The easiest way to work with infinite lists is to use Scala's Stream object. A common idiom is to write a function that returns a Stream, uses the #:: operator to add a term to the series, and then calls itself recursively. For example, the following generates an infinite stream of integers given a starting value and a successor function.

  def infiniteList(n: Int, f: Int => Int): Stream[Int] = {
      n #:: infiniteList(f(n), f)
  }
  infiniteList(2, _*2+3).take(10) print
  // returns 2, 7, 17, 37, 77, 157, 317, 637, 1277, 2557, empty

(I realize that the above is equivalent to the library call Stream.iterate(2)(_*2+3). I wrote it here as example of this infinite Stream idiom.)

However, streams memoize their results, making their memory requirements non-constant, and potentially very large. The documentation states that memoization is avoided if you don't hold on to the head of a Stream, but in practice this can be tricky. I may implement infinite list code in which I don't think I'm holding on to any stream heads, but if it still has unbounded memory requirements I have to figure out if the problem is that I'm handling my streams in some way that does cause memoization, or if it is something else. This can be a difficult debugging task and has code smell because I'm trying to trick an explicitly memoized data structure into returning a non-memoized result.

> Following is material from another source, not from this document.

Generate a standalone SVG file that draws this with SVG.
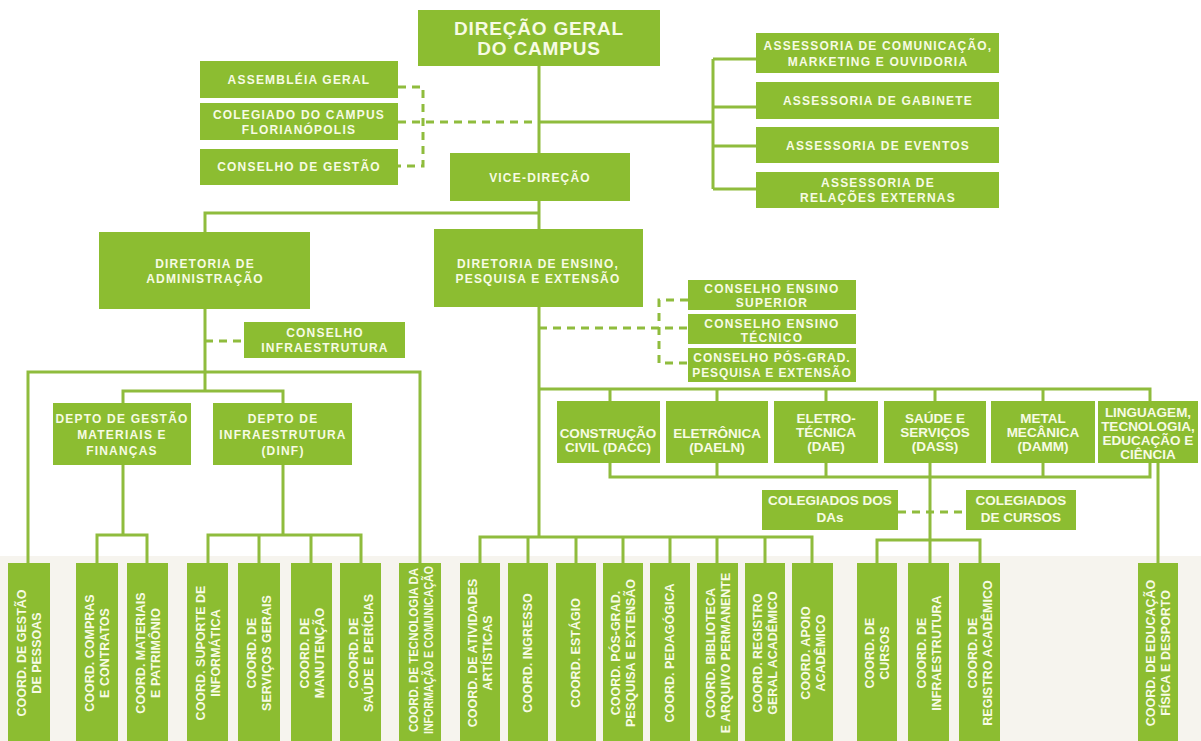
<svg xmlns="http://www.w3.org/2000/svg" width="1201" height="741" viewBox="0 0 1201 741">
<style>
.box{fill:#8cbd31}
.ln{stroke:#8fbc3d;stroke-width:3;fill:none}
.dash{stroke-dasharray:8 6}
.t{font-family:"Liberation Sans",Arial,sans-serif;font-weight:bold;font-size:12px;letter-spacing:1.2px;fill:#f7fbe4;text-anchor:middle}
.big{font-size:19px;letter-spacing:0.8px}
.d{font-size:13.5px;letter-spacing:0}
.v{font-size:12.5px;letter-spacing:0}
</style>
<rect x="0" y="0" width="1201" height="741" fill="#ffffff"/>
<rect x="0" y="556" width="1201" height="185" fill="#f6f4ee"/>
<g id="connectors">
<path class="ln" d="M539 66V153M539 122H713M713 59V189M713 59H756M713 107H756M713 146H756M713 189H756"/>
<path class="ln dash" d="M398 122H539M398 87H423V166H398"/>
<path class="ln" d="M539 201V229M539 213H205V232"/>
<path class="ln" d="M205 309V391M28 563V372H420V563M123 403V391H283V403"/>
<path class="ln dash" d="M205 341H244"/>
<path class="ln" d="M123 465V535M97 563V535H147V563M283 465V535M208 563V535H361V563M259 535V563M311 535V563"/>
<path class="ln" d="M539 307V537M480 563V537H812V563M528 537V563M576 537V563M623 537V563M670 537V563M717 537V563M765 537V563"/>
<path class="ln dash" d="M539 328H688M688 300H659V363H688"/>
<path class="ln" d="M539 389H1150V401M610 389V401M717 389V401M826 389V401M935 389V401M1043 389V401"/>
<path class="ln" d="M610 463V477H1150V463M717 463V477M826 463V477M1043 463V477M930 463V563M877 563V540H980V563M1158 463V563"/>
<path class="ln dash" d="M898 512H966"/>
</g>
<g id="dg"><rect class="box" x="418" y="10" width="242" height="56"/><text class="t big" x="539" y="35">DIREÇÃO GERAL</text><text class="t big" x="539" y="55">DO CAMPUS</text></g>
<g id="assembleia"><rect class="box" x="200" y="61" width="198" height="37"/><text class="t" x="299" y="84">ASSEMBLÉIA GERAL</text></g>
<g id="colegiado"><rect class="box" x="200" y="103" width="198" height="37"/><text class="t" x="299" y="119">COLEGIADO DO CAMPUS</text><text class="t" x="299" y="134">FLORIANÓPOLIS</text></g>
<g id="cgestao"><rect class="box" x="200" y="149" width="198" height="36"/><text class="t" x="299" y="171">CONSELHO DE GESTÃO</text></g>
<g id="vice"><rect class="box" x="450" y="153" width="180" height="48"/><text class="t" x="540" y="182">VICE-DIREÇÃO</text></g>
<g id="as1"><rect class="box" x="756" y="33" width="243" height="40"/><text class="t" x="878" y="50">ASSESSORIA DE COMUNICAÇÃO,</text><text class="t" x="878" y="66">MARKETING E OUVIDORIA</text></g>
<g id="as2"><rect class="box" x="756" y="82" width="243" height="37"/><text class="t" x="878" y="105">ASSESSORIA DE GABINETE</text></g>
<g id="as3"><rect class="box" x="756" y="127" width="243" height="36"/><text class="t" x="878" y="150">ASSESSORIA DE EVENTOS</text></g>
<g id="as4"><rect class="box" x="756" y="172" width="243" height="36"/><text class="t" x="878" y="187">ASSESSORIA DE</text><text class="t" x="878" y="202">RELAÇÕES EXTERNAS</text></g>
<g id="diradm"><rect class="box" x="99" y="232" width="211" height="77"/><text class="t" x="205" y="268">DIRETORIA DE</text><text class="t" x="205" y="283">ADMINISTRAÇÃO</text></g>
<g id="dirensino"><rect class="box" x="434" y="229" width="209" height="78"/><text class="t" x="538" y="268">DIRETORIA DE ENSINO,</text><text class="t" x="538" y="283">PESQUISA E EXTENSÃO</text></g>
<g id="cinfra"><rect class="box" x="244" y="322" width="161" height="36"/><text class="t" x="325" y="337">CONSELHO</text><text class="t" x="325" y="352">INFRAESTRUTURA</text></g>
<g id="ces"><rect class="box" x="688" y="280" width="168" height="30"/><text class="t" x="772" y="293">CONSELHO ENSINO</text><text class="t" x="772" y="307">SUPERIOR</text></g>
<g id="cet"><rect class="box" x="688" y="314" width="168" height="30"/><text class="t" x="772" y="328">CONSELHO ENSINO</text><text class="t" x="772" y="342">TÉCNICO</text></g>
<g id="cpg"><rect class="box" x="688" y="348" width="168" height="34"/><text class="t" x="772" y="362" style="letter-spacing:1px">CONSELHO PÓS-GRAD.</text><text class="t" x="772" y="377" style="letter-spacing:0.9px">PESQUISA E EXTENSÃO</text></g>
<g id="depto1"><rect class="box" x="53" y="403" width="138" height="62"/><text class="t" x="122" y="423">DEPTO DE GESTÃO</text><text class="t" x="122" y="439">MATERIAIS E</text><text class="t" x="122" y="455">FINANÇAS</text></g>
<g id="depto2"><rect class="box" x="213" y="403" width="139" height="62"/><text class="t" x="283" y="423">DEPTO DE</text><text class="t" x="283" y="439">INFRAESTRUTURA</text><text class="t" x="283" y="455">(DINF)</text></g>
<g id="dacc"><rect class="box" x="557" y="401" width="103" height="62"/><text class="t d" x="608" y="438">CONSTRUÇÃO</text><text class="t d" x="608" y="452">CIVIL (DACC)</text></g>
<g id="daeln"><rect class="box" x="666" y="401" width="102" height="62"/><text class="t d" x="717" y="438">ELETRÔNICA</text><text class="t d" x="717" y="452">(DAELN)</text></g>
<g id="dae"><rect class="box" x="774" y="401" width="104" height="62"/><text class="t d" x="826" y="423">ELETRO-</text><text class="t d" x="826" y="437">TÉCNICA</text><text class="t d" x="826" y="451">(DAE)</text></g>
<g id="dass"><rect class="box" x="884" y="401" width="102" height="62"/><text class="t d" x="935" y="423">SAÚDE E</text><text class="t d" x="935" y="437">SERVIÇOS</text><text class="t d" x="935" y="451">(DASS)</text></g>
<g id="damm"><rect class="box" x="991" y="401" width="104" height="62"/><text class="t d" x="1043" y="423">METAL</text><text class="t d" x="1043" y="437">MECÂNICA</text><text class="t d" x="1043" y="451">(DAMM)</text></g>
<g id="dalt"><rect class="box" x="1098" y="401" width="100" height="62"/><text class="t d" x="1148" y="417">LINGUAGEM,</text><text class="t d" x="1148" y="431">TECNOLOGIA,</text><text class="t d" x="1148" y="445">EDUCAÇÃO E</text><text class="t d" x="1148" y="459">CIÊNCIA</text></g>
<g id="coldas"><rect class="box" x="762" y="490" width="136" height="40"/><text class="t d" x="830" y="505">COLEGIADOS DOS</text><text class="t d" x="830" y="522">DAs</text></g>
<g id="colcursos"><rect class="box" x="966" y="490" width="110" height="40"/><text class="t d" x="1021" y="505">COLEGIADOS</text><text class="t d" x="1021" y="522">DE CURSOS</text></g>
<g id="c1"><rect class="box" x="8" y="563" width="42" height="178"/><text class="t v" transform="translate(26,653) rotate(-90)">COORD. DE GESTÃO</text><text class="t v" transform="translate(41,653) rotate(-90)">DE PESSOAS</text></g>
<g id="c2"><rect class="box" x="76" y="563" width="42" height="178"/><text class="t v" transform="translate(94,653) rotate(-90)">COORD. COMPRAS</text><text class="t v" transform="translate(109,653) rotate(-90)">E CONTRATOS</text></g>
<g id="c3"><rect class="box" x="127" y="563" width="41" height="178"/><text class="t v" transform="translate(145,653) rotate(-90)">COORD. MATERIAIS</text><text class="t v" transform="translate(160,653) rotate(-90)">E PATRIMÔNIO</text></g>
<g id="c4"><rect class="box" x="187" y="563" width="41" height="178"/><text class="t v" transform="translate(205,653) rotate(-90)">COORD. SUPORTE DE</text><text class="t v" transform="translate(220,653) rotate(-90)">INFORMÁTICA</text></g>
<g id="c5"><rect class="box" x="238" y="563" width="42" height="178"/><text class="t v" transform="translate(256,653) rotate(-90)">COORD. DE</text><text class="t v" transform="translate(271,653) rotate(-90)">SERVIÇOS GERAIS</text></g>
<g id="c6"><rect class="box" x="291" y="563" width="41" height="178"/><text class="t v" transform="translate(309,653) rotate(-90)">COORD. DE</text><text class="t v" transform="translate(324,653) rotate(-90)">MANUTENÇÃO</text></g>
<g id="c7"><rect class="box" x="340" y="563" width="41" height="178"/><text class="t v" transform="translate(358,653) rotate(-90)">COORD. DE</text><text class="t v" transform="translate(373,653) rotate(-90)">SAÚDE E PERÍCIAS</text></g>
<g id="c8"><rect class="box" x="399" y="563" width="42" height="178"/><text class="t v" transform="translate(418,650) rotate(-90)" textLength="164" lengthAdjust="spacingAndGlyphs">COORD. DE TECNOLOGIA DA</text><text class="t v" transform="translate(433,650) rotate(-90)" textLength="168" lengthAdjust="spacingAndGlyphs">INFORMAÇÃO E COMUNICAÇÃO</text></g>
<g id="c9"><rect class="box" x="460" y="563" width="40" height="178"/><text class="t v" transform="translate(477,653) rotate(-90)">COORD. DE ATIVIDADES</text><text class="t v" transform="translate(492,653) rotate(-90)">ARTÍSTICAS</text></g>
<g id="c10"><rect class="box" x="508" y="563" width="40" height="178"/><text class="t v" transform="translate(532,653) rotate(-90)">COORD. INGRESSO</text></g>
<g id="c11"><rect class="box" x="556" y="563" width="40" height="178"/><text class="t v" transform="translate(580,653) rotate(-90)">COORD. ESTÁGIO</text></g>
<g id="c12"><rect class="box" x="603" y="563" width="40" height="178"/><text class="t v" transform="translate(620,653) rotate(-90)">COORD. PÓS-GRAD.</text><text class="t v" transform="translate(635,653) rotate(-90)">PESQUISA E EXTENSÃO</text></g>
<g id="c13"><rect class="box" x="650" y="563" width="40" height="178"/><text class="t v" transform="translate(674,653) rotate(-90)">COORD. PEDAGÓGICA</text></g>
<g id="c14"><rect class="box" x="697" y="563" width="41" height="178"/><text class="t v" transform="translate(715,653) rotate(-90)">COORD. BIBLIOTECA</text><text class="t v" transform="translate(730,653) rotate(-90)">E ARQUIVO PERMANENTE</text></g>
<g id="c15"><rect class="box" x="745" y="563" width="40" height="178"/><text class="t v" transform="translate(762,653) rotate(-90)">COORD. REGISTRO</text><text class="t v" transform="translate(777,653) rotate(-90)">GERAL ACADÊMICO</text></g>
<g id="c16"><rect class="box" x="792" y="563" width="41" height="178"/><text class="t v" transform="translate(810,653) rotate(-90)">COORD. APOIO</text><text class="t v" transform="translate(825,653) rotate(-90)">ACADÊMICO</text></g>
<g id="c17"><rect class="box" x="857" y="563" width="40" height="178"/><text class="t v" transform="translate(874,653) rotate(-90)">COORD. DE</text><text class="t v" transform="translate(889,653) rotate(-90)">CURSOS</text></g>
<g id="c18"><rect class="box" x="908" y="563" width="41" height="178"/><text class="t v" transform="translate(926,653) rotate(-90)">COORD. DE</text><text class="t v" transform="translate(941,653) rotate(-90)">INFRAESTRUTURA</text></g>
<g id="c19"><rect class="box" x="959" y="563" width="41" height="178"/><text class="t v" transform="translate(977,653) rotate(-90)">COORD. DE</text><text class="t v" transform="translate(992,653) rotate(-90)">REGISTRO ACADÊMICO</text></g>
<g id="c20"><rect class="box" x="1138" y="563" width="40" height="178"/><text class="t v" transform="translate(1155,653) rotate(-90)">COORD. DE EDUCAÇÃO</text><text class="t v" transform="translate(1170,653) rotate(-90)">FÍSICA E DESPORTO</text></g>
</svg>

What I want is something with the semantics of Stream expect without memoization. It doesn't appear that such an object exists in Scala. I've been experimenting with using iterators to implement infinite numeric series, but the mutability of iterators makes this tricky when you start wanting to do comprehension operations on them. I've also tried to write my own code from scratch, but it's not clear where I should start (do I subclass Traversable?) or how to avoid reimplementing the functionality in map, fold, etc.

Does someone have good example Scala code of an implementation of a non-strict, immutable, non-memoized infinite list?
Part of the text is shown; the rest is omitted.